An indispensable strategy we use after making a discovery (remember that our "track record" of discovery wells in the Basin hovers at about 50% thus far, over a two-year span) is to then drill a "delineation well" in an attempt to ascertain the extent of the discovered reservoir. The risk level of this activity is termed: "delineation risk" and it makes sense that wells of this type are more often successful than initial test wells. They are however more risky than a "development well" that is drilled smack in the middle of two wells that produce from that same continuous formation.
While delineating a new field, inevitably a dry hole will be drilled when the limit of the reservoir is exceeded. It is usually at this time that the producer elects to convert that "dry hole" into a salt-water disposal well, because he has already paid the price of drilling and logging the borehole.
Assuming a Wilcox oil well has a producing life of twenty years and that water disposal to some extent is necessary over 90% of the life of such well, and the water ratio changes with time from (e.g.) ten percent to 95%, then an average of water production over that time is 38 BWPD, or an average disposal cost by truck of $1,200 per month, per well. If there are two wells, that cost is double. It is triple for three wells, and so on. Most of the fields we participate in are at least two well fields and therefore it is inevitable that a salt-water disposal well becomes economically justifiable at their approximate cost of $180K to drill and complete. Remember that in most instances, the borehole of such well had an oil reservoir exploratory or delineation purpose to begin with.
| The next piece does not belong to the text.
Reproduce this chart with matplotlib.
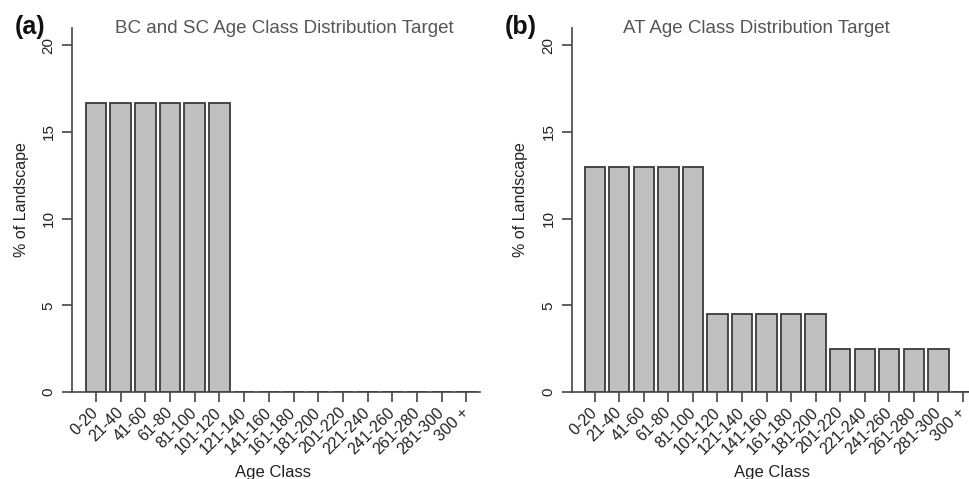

Assuming the usual incremental cost of completing a salt water disposal well (a cased & perforated exploratory or delineation borehole) is $100K. Assume further that the well should recover its capital cost in 36 months and serve 2.5 wells (a statistical midpoint) with 20-year averaged water production per well of 35 BWPD. Add to that a monthly operating expense of $250 for the well. The disposal cost in this iteration is about $1.15 per barrel for the first three years, but drops to about 10 cents per barrel after that for the remaining life of the production.